I think that a big problem fighting games have is that learning the fundementals and precticing them is boring. There are plenty of fantastic tutorials in fighting games like Guilty Gear Xrd and Killer Instinct, but no one cares because people just want to go straight to the gold mine without working for it.

I think there's untapped potential in a fighting game who's main focus is in telling a compelling narrative. This way, the campaign can focus on teaching fighting game mechanics organically throughout the duration of the story, with bosses and enemies designed specifically around teaching these things. The most important thing is that, over the course of however many hours, you'll be forced to practice in a way that's actually engaging rather than repetitive.

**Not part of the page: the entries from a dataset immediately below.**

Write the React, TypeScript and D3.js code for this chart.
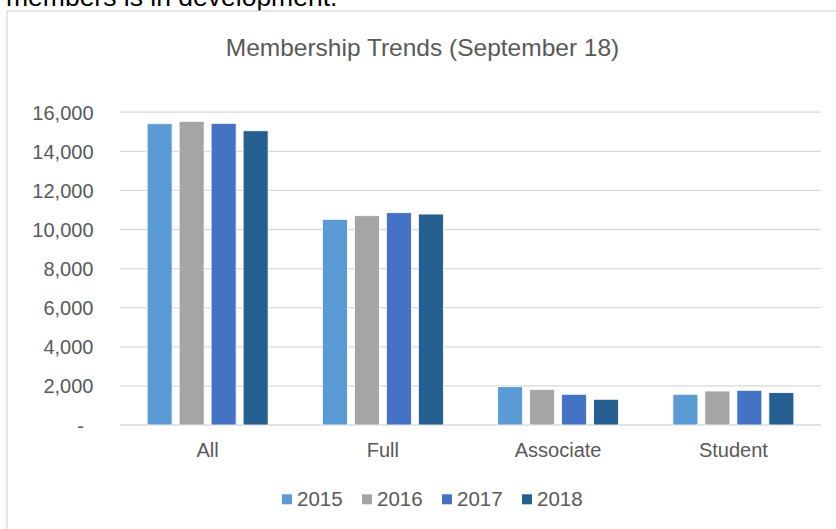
import React from "react";
import * as d3 from "d3";

const categories = ["All", "Full", "Associate", "Student"];
const years = ["2015", "2016", "2017", "2018"];
const values2015 = [15410, 10520, 1960, 1570];
const values2016 = [15530, 10705, 1825, 1740];
const values2017 = [15430, 10860, 1570, 1775];
const values2018 = [15050, 10790, 1315, 1655];
const yTicks = [0, 2000, 4000, 6000, 8000, 10000, 12000, 14000, 16000];
const colors = ["#5B9BD5", "#A5A5A5", "#4472C4", "#255E91"];
const title = "Membership Trends (September 18)";
const topText = "members is in development.";

const seriesValues = [values2015, values2016, values2017, values2018];

export default function App() {
  const W = 836;
  const H = 529;
  const plotLeft = 120;
  const plotRight = 821;
  const yTop = 112.2;
  const yBottom = 425;
  const font = "'Liberation Sans', Arial, sans-serif";
  const textColor = "#595959";

  const x0 = d3.scaleBand<string>().domain(categories).range([plotLeft, plotRight]).padding(0);
  const x1 = d3
    .scaleBand<string>()
    .domain(years)
    .range([0, x0.bandwidth()])
    .paddingInner(0.21875)
    .paddingOuter(0.848);
  const y = d3.scaleLinear().domain([0, 16000]).range([yBottom, yTop]);
  const fmt = d3.format(",");

  const legendStep = 80;
  const legendCenter = 432.5;
  const legendStart = legendCenter - (years.length * legendStep - 19) / 2;

  return (
    <svg
      width={W}
      height={H}
      style={{ position: "absolute", left: 0, top: 0, background: "#fff" }}
      fontFamily={font}
    >
      <text x={6} y={6} fontSize={26.5} fill="#000">
        {topText}
      </text>
      <rect x={7} y={11} width={W + 20} height={H + 20} fill="#fff" stroke="#D9D9D9" strokeWidth={1.3} />
      <text x={422.5} y={56} fontSize={24.5} fill={textColor} textAnchor="middle">
        {title}
      </text>
      {yTicks.map((t) => (
        <g key={t}>
          <line x1={plotLeft} x2={plotRight} y1={y(t)} y2={y(t)} stroke="#D9D9D9" strokeWidth={1.3} />
          <text
            x={t === 0 ? 84 : 93.5}
            y={y(t) + 7.5}
            fontSize={20}
            fill={textColor}
            textAnchor="end"
          >
            {t === 0 ? "-" : fmt(t)}
          </text>
        </g>
      ))}
      {categories.map((c, ci) => (
        <g key={c} transform={`translate(${x0(c)},0)`}>
          {years.map((yr, si) => {
            const v = seriesValues[si][ci];
            return (
              <rect
                key={yr}
                x={x1(yr)}
                y={y(v)}
                width={x1.bandwidth()}
                height={yBottom - y(v)}
                fill={colors[si]}
                stroke="#fff"
                strokeWidth={0.8}
              />
            );
          })}
          <text x={x0.bandwidth() / 2} y={457} fontSize={20} fill={textColor} textAnchor="middle">
            {c}
          </text>
        </g>
      ))}
      {years.map((yr, i) => {
        const lx = legendStart + i * legendStep;
        return (
          <g key={yr}>
            <rect x={lx} y={494.3} width={10} height={10} fill={colors[i]} />
            <text x={lx + 15} y={505.7} fontSize={20.5} fill={textColor}>
              {yr}
            </text>
          </g>
        );
      })}
    </svg>
  );
}
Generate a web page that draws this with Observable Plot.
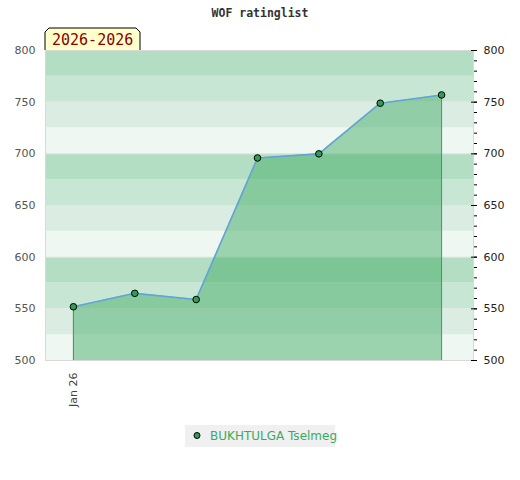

Pokemon does it with gym leaders and the Elite 4, which is really just one big tutorial on type match ups. Every random battle you get into is effectively just another practice session on type effectiveness. If a fighting game can do something similar by providing enemies built around teaching the player how to build combos organically, using mix ups, learning when and how to block what, learning when to throw, etc., as well as preparing players to use these learned skills in real fighting matches through practice against in game enemies specifically designed for it, it could be the hit the fighting genre needs to regain it's prominence again.


Yea I know some people who jump straight into fighters. Killer Instinct isn't one of those games. It'll be terrible if you decided to do that. It has a fantastic tutorial and I didn't get online until I finished it and understood most of it.

Your 2nd paragraph is nice. They had the tutorial kind of within the story of Injustice. It was very fun to play through like that.